[Start of RECORDS FOR THIS TASK]
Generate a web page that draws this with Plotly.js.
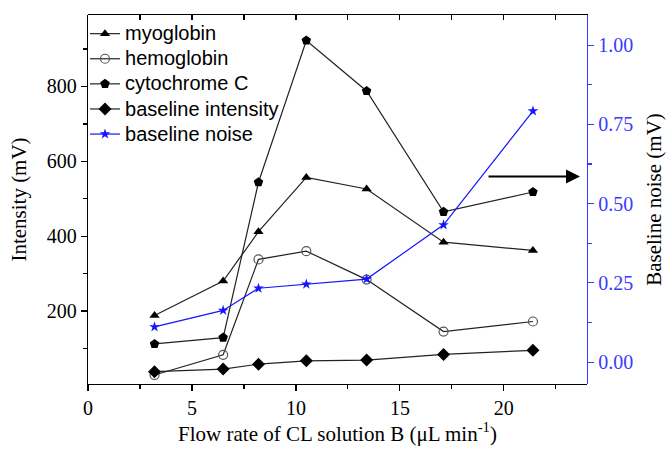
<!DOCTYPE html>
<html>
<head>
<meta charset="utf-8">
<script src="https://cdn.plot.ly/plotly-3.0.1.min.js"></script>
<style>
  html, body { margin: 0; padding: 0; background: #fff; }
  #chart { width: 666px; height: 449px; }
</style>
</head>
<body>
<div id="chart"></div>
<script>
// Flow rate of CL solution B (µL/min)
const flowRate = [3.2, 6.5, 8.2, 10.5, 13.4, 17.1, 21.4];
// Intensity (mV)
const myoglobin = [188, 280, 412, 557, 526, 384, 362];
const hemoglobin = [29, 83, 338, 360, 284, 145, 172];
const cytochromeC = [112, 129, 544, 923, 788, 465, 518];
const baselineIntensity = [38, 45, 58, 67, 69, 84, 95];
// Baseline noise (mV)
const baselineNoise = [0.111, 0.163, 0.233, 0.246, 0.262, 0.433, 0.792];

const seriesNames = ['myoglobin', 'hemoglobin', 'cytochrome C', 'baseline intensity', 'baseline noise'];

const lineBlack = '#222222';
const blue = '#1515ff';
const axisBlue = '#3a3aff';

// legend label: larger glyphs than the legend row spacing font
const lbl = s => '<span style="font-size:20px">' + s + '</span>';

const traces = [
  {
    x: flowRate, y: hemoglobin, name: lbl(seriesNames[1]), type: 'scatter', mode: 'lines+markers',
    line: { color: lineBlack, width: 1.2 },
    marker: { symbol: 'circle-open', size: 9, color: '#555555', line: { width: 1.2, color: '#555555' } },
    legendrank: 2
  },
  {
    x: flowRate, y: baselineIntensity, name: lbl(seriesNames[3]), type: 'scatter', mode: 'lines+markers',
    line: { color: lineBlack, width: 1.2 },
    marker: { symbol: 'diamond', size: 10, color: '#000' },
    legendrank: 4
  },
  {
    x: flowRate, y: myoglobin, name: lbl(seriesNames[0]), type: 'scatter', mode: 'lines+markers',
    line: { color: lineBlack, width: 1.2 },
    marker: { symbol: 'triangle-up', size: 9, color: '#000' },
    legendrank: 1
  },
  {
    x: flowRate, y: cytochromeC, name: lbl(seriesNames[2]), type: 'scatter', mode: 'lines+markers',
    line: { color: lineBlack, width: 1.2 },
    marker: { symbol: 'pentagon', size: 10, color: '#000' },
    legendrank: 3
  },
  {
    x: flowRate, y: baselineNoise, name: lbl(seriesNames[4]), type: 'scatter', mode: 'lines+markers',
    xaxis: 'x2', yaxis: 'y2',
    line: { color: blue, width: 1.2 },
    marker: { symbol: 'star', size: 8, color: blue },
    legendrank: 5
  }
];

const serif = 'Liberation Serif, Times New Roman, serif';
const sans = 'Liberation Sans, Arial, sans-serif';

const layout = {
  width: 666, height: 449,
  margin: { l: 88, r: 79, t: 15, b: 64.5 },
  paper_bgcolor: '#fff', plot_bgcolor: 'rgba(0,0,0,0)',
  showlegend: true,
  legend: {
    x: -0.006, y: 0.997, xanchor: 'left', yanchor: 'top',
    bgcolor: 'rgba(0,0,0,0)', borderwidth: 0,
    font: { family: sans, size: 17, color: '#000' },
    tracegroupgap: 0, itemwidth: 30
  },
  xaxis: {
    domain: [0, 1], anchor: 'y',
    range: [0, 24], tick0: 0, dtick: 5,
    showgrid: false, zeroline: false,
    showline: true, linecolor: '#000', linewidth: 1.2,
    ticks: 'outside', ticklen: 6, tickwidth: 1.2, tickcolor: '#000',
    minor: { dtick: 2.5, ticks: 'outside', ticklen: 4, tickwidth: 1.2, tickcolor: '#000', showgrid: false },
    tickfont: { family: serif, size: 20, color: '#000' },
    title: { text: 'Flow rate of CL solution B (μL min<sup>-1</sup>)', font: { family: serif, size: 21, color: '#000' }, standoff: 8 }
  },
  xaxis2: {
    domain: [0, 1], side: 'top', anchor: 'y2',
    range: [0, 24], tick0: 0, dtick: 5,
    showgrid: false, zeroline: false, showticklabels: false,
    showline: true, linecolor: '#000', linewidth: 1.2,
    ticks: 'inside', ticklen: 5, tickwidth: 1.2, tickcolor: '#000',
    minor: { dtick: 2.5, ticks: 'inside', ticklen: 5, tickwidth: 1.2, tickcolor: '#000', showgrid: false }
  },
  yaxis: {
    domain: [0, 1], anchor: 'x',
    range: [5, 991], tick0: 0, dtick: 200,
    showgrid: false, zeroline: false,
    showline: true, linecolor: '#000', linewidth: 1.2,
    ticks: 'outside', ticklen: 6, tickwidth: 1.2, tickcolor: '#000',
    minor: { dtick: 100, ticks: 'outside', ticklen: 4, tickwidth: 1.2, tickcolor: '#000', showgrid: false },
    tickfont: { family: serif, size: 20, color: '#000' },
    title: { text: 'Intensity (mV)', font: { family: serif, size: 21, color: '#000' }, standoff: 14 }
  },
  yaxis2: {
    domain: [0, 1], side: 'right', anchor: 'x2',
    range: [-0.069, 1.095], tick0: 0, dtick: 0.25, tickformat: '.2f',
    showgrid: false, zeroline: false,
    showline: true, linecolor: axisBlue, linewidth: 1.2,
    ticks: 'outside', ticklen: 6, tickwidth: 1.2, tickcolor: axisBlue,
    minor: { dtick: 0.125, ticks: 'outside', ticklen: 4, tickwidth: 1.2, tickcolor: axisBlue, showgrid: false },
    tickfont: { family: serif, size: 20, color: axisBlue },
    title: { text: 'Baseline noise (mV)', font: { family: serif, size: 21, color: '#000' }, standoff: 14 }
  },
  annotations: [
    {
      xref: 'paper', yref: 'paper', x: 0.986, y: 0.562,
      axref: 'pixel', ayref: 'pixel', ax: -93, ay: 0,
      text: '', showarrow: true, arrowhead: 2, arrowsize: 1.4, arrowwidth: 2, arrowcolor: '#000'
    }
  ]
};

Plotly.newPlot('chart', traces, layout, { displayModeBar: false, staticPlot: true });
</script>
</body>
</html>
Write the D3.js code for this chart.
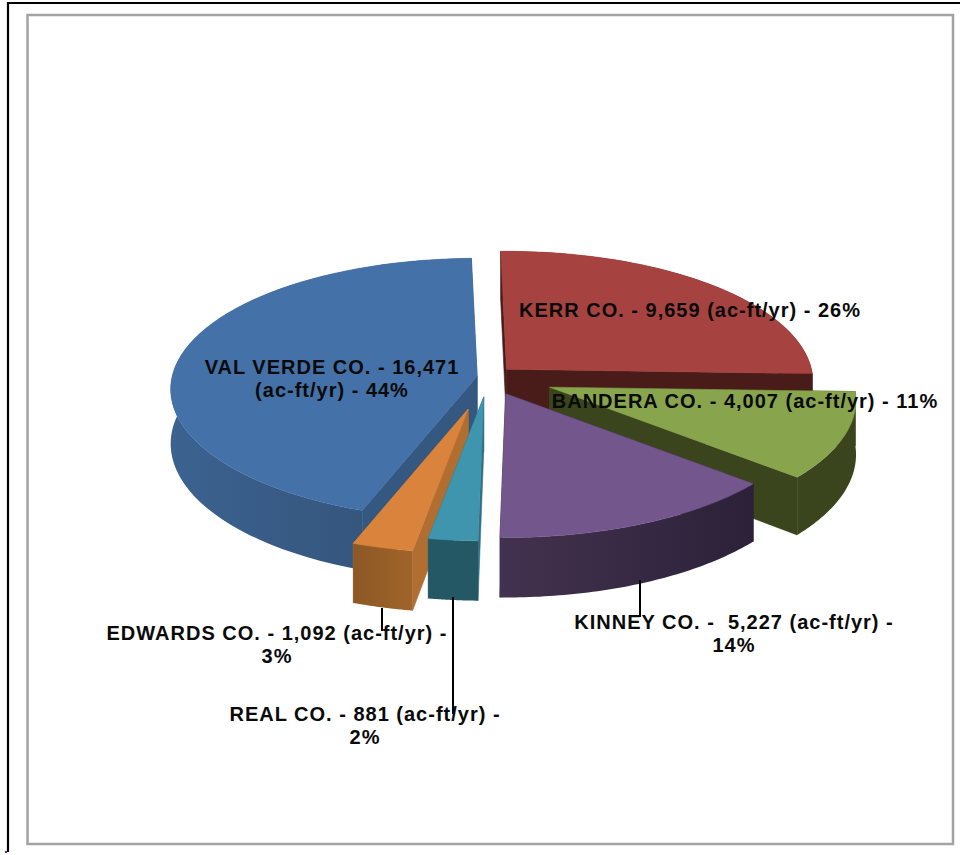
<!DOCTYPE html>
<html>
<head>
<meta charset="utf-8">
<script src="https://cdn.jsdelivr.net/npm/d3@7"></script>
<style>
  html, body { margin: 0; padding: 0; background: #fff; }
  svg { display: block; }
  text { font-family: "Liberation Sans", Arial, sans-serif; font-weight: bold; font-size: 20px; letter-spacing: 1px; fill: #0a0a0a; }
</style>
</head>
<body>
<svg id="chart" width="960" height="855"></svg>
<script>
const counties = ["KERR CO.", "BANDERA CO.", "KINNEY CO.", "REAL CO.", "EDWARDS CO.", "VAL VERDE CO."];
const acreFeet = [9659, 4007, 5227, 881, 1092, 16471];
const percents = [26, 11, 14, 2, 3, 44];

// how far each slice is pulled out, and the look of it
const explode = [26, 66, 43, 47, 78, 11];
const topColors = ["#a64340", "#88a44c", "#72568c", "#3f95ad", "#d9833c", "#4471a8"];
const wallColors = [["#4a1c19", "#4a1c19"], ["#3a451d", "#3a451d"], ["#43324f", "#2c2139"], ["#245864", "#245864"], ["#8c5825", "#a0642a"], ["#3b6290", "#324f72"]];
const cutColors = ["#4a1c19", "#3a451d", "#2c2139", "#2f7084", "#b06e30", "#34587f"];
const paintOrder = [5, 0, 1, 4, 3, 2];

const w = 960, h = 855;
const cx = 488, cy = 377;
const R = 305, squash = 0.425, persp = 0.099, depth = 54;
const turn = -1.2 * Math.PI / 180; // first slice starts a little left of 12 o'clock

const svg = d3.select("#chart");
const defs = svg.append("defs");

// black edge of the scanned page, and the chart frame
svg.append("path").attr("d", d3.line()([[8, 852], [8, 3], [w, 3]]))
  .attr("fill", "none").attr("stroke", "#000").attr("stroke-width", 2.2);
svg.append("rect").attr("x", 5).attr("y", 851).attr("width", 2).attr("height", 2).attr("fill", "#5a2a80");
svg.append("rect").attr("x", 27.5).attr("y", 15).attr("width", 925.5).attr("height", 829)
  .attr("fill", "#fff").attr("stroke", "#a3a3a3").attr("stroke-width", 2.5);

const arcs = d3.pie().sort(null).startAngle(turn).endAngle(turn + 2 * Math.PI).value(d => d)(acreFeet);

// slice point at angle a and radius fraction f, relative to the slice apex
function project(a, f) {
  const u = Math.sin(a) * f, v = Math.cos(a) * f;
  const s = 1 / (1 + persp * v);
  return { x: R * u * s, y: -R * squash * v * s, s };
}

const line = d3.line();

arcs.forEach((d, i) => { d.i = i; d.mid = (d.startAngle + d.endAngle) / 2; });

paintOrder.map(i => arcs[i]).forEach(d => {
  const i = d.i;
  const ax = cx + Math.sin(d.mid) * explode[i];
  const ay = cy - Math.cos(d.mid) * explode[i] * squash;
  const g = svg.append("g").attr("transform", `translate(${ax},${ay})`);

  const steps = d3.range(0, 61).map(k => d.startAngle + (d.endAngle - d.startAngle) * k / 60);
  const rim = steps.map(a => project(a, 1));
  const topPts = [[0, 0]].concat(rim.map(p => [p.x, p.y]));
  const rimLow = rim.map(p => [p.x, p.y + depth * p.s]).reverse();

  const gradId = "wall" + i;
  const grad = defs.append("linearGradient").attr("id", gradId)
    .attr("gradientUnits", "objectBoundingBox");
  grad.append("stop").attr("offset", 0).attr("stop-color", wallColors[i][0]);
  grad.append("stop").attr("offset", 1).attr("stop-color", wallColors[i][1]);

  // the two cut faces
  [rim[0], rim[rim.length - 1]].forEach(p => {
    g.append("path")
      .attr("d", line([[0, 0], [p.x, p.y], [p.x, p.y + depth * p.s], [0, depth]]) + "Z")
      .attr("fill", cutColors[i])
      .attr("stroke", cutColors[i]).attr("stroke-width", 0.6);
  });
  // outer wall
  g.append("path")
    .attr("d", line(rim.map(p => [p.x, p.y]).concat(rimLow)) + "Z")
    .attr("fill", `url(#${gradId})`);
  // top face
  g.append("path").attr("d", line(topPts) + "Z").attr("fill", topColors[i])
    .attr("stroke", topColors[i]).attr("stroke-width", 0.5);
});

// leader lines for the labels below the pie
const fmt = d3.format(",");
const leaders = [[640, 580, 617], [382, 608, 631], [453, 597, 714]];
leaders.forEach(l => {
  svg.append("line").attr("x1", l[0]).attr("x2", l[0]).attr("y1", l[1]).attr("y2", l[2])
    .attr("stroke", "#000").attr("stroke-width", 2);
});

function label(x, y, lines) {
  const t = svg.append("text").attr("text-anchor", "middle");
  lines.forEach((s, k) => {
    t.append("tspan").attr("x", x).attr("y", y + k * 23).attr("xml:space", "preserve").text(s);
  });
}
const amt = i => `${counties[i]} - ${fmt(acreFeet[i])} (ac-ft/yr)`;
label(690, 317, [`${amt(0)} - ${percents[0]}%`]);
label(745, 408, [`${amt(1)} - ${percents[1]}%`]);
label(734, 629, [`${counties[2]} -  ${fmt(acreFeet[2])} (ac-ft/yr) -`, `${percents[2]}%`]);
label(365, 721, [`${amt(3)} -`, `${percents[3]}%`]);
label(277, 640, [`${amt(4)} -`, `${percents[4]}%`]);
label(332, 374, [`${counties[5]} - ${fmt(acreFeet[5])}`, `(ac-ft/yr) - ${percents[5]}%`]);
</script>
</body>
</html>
[End of RECORDS FOR THIS TASK]
▶ THE REQUEST:
Search the data above for the word "chart", then gather each line in which it appears.

▶ ANSWER TO THIS PROBLEM:
  #chart { width: 666px; height: 449px; }
<div id="chart"></div>
Plotly.newPlot('chart', traces, layout, { displayModeBar: false, staticPlot: true });
Write the D3.js code for this chart.
<svg id="chart" width="960" height="855"></svg>
const svg = d3.select("#chart");
// black edge of the scanned page, and the chart frame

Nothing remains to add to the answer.